On Tuesday, Feb. 23, The U.S. House of Representatives passed the Native Hawaiian Government Reorganization Act, also known as the Akaka Bill. The vote was 245 to 164.
Authored by Sen. Daniel Akaka, the bill would allow Native Hawaiians to form their own government and negotiate with the United States on a sovereign level.
“The passage of the Native Hawaiian Government Reorganization Act is an important milestone for all the people of Hawaii,” Akaka wrote in a statement released Tuesday. “We have a moral obligation, unfulfilled since the overthrow of Queen Liliuokalani, that we are closer to meeting today. I thank and congratulate Reps. (Neil) Abercrombie and (Mazie) Hirono for their leadership and work to bring about today’s successful vote. Neil’s unwavering support for federal recognition of Native Hawaiians over the past decade is greatly appreciated. I am optimistic about bringing the bill to the Senate floor this year.”

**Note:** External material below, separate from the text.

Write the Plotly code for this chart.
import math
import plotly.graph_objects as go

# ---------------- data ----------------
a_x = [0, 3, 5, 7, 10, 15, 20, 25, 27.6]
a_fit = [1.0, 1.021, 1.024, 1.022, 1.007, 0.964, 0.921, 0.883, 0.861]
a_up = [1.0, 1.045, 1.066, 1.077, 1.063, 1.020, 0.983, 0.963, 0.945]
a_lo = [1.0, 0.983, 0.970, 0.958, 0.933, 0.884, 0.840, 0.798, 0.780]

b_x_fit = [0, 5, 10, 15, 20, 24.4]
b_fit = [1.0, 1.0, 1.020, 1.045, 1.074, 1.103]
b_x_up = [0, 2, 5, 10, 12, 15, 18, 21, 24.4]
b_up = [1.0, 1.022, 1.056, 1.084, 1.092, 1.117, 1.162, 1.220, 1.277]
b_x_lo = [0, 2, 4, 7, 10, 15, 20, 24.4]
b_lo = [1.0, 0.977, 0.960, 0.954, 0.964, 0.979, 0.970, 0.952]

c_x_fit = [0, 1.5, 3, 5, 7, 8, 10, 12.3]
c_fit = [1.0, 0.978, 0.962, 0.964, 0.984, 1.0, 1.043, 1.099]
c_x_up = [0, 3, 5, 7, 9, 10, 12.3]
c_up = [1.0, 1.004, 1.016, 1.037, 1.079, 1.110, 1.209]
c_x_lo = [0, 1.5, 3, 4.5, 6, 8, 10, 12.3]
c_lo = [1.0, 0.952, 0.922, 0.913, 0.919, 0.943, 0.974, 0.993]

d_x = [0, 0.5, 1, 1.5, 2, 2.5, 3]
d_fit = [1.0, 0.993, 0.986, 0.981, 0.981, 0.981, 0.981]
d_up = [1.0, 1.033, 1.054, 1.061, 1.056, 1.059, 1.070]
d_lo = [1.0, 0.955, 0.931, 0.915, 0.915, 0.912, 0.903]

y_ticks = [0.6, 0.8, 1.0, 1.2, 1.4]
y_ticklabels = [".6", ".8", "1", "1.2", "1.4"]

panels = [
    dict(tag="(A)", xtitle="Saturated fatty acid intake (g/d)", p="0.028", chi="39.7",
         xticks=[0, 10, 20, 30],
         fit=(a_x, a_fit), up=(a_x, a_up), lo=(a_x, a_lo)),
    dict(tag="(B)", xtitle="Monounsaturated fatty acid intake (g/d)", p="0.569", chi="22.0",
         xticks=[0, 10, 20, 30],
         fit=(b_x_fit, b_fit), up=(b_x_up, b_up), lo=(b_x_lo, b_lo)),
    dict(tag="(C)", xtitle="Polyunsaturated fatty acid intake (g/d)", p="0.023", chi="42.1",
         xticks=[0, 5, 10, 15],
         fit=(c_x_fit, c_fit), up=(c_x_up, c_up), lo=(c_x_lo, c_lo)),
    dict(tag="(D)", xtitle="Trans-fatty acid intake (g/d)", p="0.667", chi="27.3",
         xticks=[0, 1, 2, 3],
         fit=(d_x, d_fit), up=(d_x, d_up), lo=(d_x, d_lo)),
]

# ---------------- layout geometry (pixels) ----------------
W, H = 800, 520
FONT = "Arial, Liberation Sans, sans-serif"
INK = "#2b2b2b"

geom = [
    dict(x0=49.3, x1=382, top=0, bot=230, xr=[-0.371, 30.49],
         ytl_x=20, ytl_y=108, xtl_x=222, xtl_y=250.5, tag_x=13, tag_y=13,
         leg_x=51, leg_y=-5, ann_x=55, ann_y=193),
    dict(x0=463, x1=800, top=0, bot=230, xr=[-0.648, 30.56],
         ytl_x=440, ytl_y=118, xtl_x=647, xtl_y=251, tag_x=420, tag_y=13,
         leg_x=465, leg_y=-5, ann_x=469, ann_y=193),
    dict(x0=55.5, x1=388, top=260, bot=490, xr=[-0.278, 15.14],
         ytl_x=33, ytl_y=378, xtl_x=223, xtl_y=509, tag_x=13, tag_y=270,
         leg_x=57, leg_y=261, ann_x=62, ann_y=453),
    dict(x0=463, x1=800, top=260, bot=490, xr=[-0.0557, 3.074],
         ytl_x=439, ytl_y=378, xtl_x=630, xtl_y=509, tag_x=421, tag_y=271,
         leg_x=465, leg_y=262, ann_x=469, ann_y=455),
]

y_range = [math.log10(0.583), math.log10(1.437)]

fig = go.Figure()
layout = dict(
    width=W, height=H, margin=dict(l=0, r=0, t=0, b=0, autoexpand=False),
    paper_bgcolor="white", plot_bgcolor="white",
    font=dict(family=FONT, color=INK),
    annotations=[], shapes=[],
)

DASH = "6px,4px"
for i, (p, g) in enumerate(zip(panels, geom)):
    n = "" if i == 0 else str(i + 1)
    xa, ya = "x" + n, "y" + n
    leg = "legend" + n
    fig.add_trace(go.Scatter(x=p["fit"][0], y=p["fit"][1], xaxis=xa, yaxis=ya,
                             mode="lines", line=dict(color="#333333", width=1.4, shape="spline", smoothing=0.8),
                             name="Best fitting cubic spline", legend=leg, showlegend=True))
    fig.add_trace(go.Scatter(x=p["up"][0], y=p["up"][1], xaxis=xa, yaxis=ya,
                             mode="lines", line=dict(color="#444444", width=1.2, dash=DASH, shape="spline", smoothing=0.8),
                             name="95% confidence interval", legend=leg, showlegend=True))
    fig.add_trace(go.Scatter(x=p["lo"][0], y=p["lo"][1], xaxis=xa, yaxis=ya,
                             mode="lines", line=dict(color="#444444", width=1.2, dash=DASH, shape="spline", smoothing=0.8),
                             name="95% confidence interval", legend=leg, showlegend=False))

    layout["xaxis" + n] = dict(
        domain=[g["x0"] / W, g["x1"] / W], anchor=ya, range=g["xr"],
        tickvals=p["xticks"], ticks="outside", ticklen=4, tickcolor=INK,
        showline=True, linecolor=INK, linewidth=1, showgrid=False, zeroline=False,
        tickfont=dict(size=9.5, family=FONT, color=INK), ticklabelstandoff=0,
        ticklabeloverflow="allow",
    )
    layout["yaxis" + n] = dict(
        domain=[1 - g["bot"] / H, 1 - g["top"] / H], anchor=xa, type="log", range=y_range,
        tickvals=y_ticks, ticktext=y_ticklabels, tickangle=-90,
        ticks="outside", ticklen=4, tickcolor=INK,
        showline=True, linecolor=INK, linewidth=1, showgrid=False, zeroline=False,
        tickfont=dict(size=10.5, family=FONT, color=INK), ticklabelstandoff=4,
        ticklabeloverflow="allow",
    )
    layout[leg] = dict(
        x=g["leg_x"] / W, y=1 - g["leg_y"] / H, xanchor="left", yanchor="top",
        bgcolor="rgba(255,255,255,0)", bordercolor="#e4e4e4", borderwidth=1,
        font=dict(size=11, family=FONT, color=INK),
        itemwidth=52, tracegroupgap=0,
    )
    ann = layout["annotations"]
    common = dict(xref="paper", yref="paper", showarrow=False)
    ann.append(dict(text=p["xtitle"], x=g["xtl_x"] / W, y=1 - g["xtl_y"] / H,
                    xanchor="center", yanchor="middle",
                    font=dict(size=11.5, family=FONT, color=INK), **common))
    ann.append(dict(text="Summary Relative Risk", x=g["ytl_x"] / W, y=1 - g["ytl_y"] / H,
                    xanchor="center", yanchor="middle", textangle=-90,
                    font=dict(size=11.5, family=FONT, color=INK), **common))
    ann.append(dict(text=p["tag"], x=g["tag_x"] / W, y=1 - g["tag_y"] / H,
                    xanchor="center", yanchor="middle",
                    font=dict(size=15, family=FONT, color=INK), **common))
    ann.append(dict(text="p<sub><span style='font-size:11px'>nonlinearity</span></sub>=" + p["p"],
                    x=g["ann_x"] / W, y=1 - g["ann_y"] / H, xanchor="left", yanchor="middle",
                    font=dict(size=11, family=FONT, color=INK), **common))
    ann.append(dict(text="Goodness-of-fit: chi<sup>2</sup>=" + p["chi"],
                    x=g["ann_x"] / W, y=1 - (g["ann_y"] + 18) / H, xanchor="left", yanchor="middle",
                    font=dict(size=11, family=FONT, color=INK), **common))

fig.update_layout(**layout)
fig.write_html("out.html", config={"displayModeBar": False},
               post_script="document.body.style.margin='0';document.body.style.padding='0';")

Gov. Linda Lingle finds the bill unfair to non-Hawaiians living in Hawaii.
“Although I believe the original plan to negotiate first makes more sense, my administration has tried to work with the Hawai‘i Congressional delegation on the new structure to establish governing powers first, with negotiations to follow. Ultimately, although we had good and productive discussions, the current draft of the bill is not one I can support,” Lingle wrote in a statement released before the House vote.

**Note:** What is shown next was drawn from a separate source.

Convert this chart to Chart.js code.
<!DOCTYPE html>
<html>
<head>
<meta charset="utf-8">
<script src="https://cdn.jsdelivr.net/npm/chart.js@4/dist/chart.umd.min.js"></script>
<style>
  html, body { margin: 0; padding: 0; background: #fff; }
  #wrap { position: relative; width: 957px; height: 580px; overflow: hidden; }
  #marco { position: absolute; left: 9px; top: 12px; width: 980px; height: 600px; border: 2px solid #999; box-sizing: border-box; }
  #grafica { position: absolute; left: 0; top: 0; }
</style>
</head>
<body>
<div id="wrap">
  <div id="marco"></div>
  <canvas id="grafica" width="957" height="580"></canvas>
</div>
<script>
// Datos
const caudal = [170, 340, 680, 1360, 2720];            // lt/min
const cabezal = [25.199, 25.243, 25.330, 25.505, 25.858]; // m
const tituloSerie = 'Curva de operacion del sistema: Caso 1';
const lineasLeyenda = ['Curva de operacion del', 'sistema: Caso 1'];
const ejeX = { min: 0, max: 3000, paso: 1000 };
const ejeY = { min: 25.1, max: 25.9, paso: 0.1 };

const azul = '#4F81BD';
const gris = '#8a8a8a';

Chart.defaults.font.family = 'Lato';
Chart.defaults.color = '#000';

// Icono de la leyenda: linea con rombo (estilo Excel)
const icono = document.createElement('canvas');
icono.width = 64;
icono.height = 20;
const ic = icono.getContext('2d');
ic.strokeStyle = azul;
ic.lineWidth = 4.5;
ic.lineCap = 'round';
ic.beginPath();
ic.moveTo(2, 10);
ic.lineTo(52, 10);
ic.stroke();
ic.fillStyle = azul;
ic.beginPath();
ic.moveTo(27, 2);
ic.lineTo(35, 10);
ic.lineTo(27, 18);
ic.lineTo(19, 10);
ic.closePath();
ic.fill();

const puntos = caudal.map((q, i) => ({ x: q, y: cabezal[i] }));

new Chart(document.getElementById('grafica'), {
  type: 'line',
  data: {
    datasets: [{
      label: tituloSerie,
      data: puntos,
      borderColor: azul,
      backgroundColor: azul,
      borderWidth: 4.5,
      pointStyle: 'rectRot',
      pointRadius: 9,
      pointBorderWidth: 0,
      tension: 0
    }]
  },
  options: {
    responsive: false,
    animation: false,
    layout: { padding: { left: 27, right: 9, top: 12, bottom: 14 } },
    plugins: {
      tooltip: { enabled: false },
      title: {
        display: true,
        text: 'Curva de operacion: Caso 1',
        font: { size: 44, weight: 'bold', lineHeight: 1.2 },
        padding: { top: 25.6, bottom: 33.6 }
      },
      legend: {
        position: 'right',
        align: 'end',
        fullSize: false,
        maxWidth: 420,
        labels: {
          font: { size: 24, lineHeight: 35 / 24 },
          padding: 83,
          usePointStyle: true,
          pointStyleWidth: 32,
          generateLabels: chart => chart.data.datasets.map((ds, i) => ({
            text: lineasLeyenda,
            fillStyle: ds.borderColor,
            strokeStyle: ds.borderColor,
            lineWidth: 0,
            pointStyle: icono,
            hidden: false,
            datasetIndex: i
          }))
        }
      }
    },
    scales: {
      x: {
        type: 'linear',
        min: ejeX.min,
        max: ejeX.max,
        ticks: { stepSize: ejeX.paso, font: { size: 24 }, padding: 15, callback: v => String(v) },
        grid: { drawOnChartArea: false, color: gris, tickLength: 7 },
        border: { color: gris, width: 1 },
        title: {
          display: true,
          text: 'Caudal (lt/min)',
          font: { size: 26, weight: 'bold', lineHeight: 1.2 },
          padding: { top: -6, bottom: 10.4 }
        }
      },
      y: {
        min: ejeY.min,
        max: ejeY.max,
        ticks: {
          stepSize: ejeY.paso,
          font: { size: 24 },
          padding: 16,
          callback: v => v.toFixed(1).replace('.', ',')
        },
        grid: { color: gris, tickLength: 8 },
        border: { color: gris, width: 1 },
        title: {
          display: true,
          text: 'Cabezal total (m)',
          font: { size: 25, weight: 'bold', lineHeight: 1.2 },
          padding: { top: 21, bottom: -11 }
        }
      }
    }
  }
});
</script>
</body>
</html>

“Though the Governor had some reservations, I am certain that the bill protects the interests of all the people in Hawaii. The bill passed today specifically says ‘members of the Native Hawaiian governing entity will continue to be subject to the civil and criminal jurisdiction of Federal and State courts.’ The native governing entity cannot regulate non-Hawaiians. The native governing entity will need to enter into negotiations with the State of Hawaii and the United States, and all three parties will want to be in good standing and comply with existing law. Any agreements on transfers of authority or land will require the approval of the state legislature” Akaka said.
The bill is now in the Senate for debate and vote.